The reaction is approaching equilibrium in that time. At equilibrium, the cell potential is zero, and neither reaction direction dominates anymore (the rates are equal and nonzero).


We know that Q is the reaction quotient, and Q = Q(t). We also know that

lim_(t->oo) Q(t) = K,

the equilibrium constant.
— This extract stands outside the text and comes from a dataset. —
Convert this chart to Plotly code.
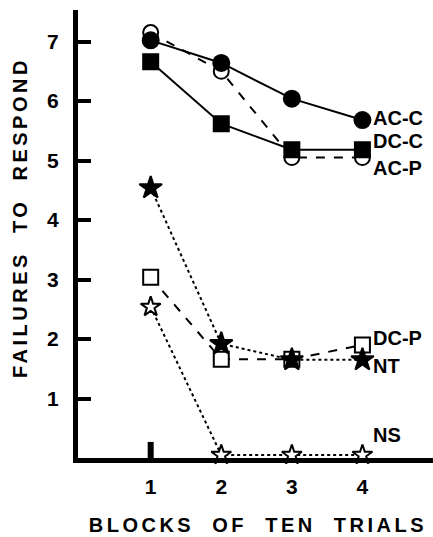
import plotly.graph_objects as go

blocks = [1, 2, 3, 4]
ac_c = [7.02, 6.64, 6.04, 5.68]
ac_p = [7.15, 6.50, 5.05, 5.05]
dc_c = [6.66, 5.62, 5.18, 5.18]
dc_p = [3.04, 1.66, 1.66, 1.90]
nt = [4.54, 1.92, 1.65, 1.65]
ns = [2.54, 0.05, 0.05, 0.05]

y_ticks = [1, 2, 3, 4, 5, 6, 7]
x_ticks = [1, 2, 3, 4]

FONT = "Liberation Sans"
BLACK = "black"

fig = go.Figure()

def add(y, name, symbol, filled, dash, size):
    fig.add_trace(go.Scatter(
        x=blocks, y=y, name=name, mode="lines+markers",
        line=dict(color=BLACK, width=2, dash=dash),
        marker=dict(symbol=symbol, size=size, color=BLACK if filled else "white",
                    line=dict(color=BLACK, width=2)),
        cliponaxis=False, showlegend=False,
    ))

add(ac_p, "AC-P", "circle", False, "dash", 15)
add(dc_p, "DC-P", "square", False, "dash", 15)
add(ns, "NS", "star", False, "dot", 15)
add(ac_c, "AC-C", "circle", True, "solid", 16)
add(dc_c, "DC-C", "square", True, "solid", 15)
add(nt, "NT", "star", True, "dot", 17)

labels = [("AC-C", ac_c[-1], 2), ("DC-C", dc_c[-1], 9), ("AC-P", ac_p[-1], -10),
          ("DC-P", dc_p[-1], 7), ("NT", nt[-1], -6), ("NS", ns[-1], 20)]
for txt, yv, ys in labels:
    fig.add_annotation(x=blocks[-1], y=yv, text=txt, showarrow=False, xanchor="left",
                       xshift=10, yshift=ys, borderpad=0,
                       font=dict(family=FONT, size=20, color=BLACK, weight="bold"))

# single x tick mark at first block
fig.add_shape(type="line", x0=blocks[0], x1=blocks[0], y0=0, y1=0.27,
              line=dict(color=BLACK, width=6))

fig.add_annotation(xref="paper", yref="paper", x=0.508, y=0, yshift=-67, yanchor="middle",
                   text="BLOCKS\u00a0\u00a0OF\u00a0\u00a0TEN\u00a0\u00a0TRIALS", showarrow=False,
                   font=dict(family=FONT, size=20, color=BLACK, weight="bold"))
fig.add_annotation(xref="paper", yref="paper", x=0, xshift=-58, y=0.535, xanchor="center",
                   textangle=-90,
                   text="FAILURES\u00a0\u00a0TO\u00a0\u00a0RESPOND", showarrow=False,
                   font=dict(family=FONT, size=20, color=BLACK, weight="bold"))

fig.update_layout(
    width=433, height=537,
    margin=dict(l=78, r=0, t=10, b=79),
    paper_bgcolor="white", plot_bgcolor="white",
    font=dict(family=FONT, color=BLACK),
    xaxis=dict(range=[-0.03, 5.0], showgrid=False, zeroline=False, showline=True,
               linecolor=BLACK, linewidth=5, tickvals=x_ticks, ticks="",
               ticklabelstandoff=6, tickfont=dict(size=21, family=FONT, weight="bold")),
    yaxis=dict(range=[0, 7.53], showgrid=False, zeroline=False, showline=True,
               linecolor=BLACK, linewidth=5, tickvals=y_ticks, ticks="inside",
               ticklen=13, tickwidth=4, tickcolor=BLACK, ticklabelstandoff=10,
               tickfont=dict(size=21, family=FONT, weight="bold")),
)

fig.write_html("out.html", config={"displayModeBar": False}, post_script="""
var s=document.createElement('style');
s.textContent='html,body{margin:0;padding:0;overflow:hidden}';
document.head.appendChild(s);
document.querySelectorAll('.annotation-text').forEach(function(t){
  var c=t.textContent;
  if(c.indexOf('BLOCKS')>=0||c.indexOf('FAILURES')>=0){t.style.letterSpacing='3.5px';}
});
""")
Consider that the Nernst equation expresses the cell potential at non-equilibrium conditions, i.e. when the cell still has free energy available to do electrical work:

E_(cell) = E_(cell)^@ - (RT)/(nF)lnQ

or

E_(cell)^@ - E_(cell) = (RT)/(nF)lnQ

This must be true at equilibrium:

cancel(E_(cell))^(0) = E_(cell)^@ - (RT)/(nF)lncancel(Q)^(K)

and

cancel(DeltaG)^(0) = -nFcancel(E_(cell))^(0)

Furthermore,

  • Spontaneous reactions have DeltaG < 0 and E_(cell) > 0.
  • Nonspontaneous reactions have DeltaG > 0 and E_(cell) < 0.

Over time, Q -> K, whether Q > K or Q < K.

  • If Q < K, then the forward reaction is spontaneous and Q increases towards K so that E_(cell) decreases until E_(cell) = 0 at equilibrium. It also follows that DeltaG increases until DeltaG = 0 at equilibrium.
  • If Q > K, then the reverse reaction is spontaneous and Q decreases towards K so that E_(cell) increases until E_(cell) = 0 at equilibrium. It also follows that DeltaG decreases until DeltaG = 0 at equilibrium.

And when E_(cell) = 0, there is no potential for the electrons to flow any more, and we have a cell at equilibrium.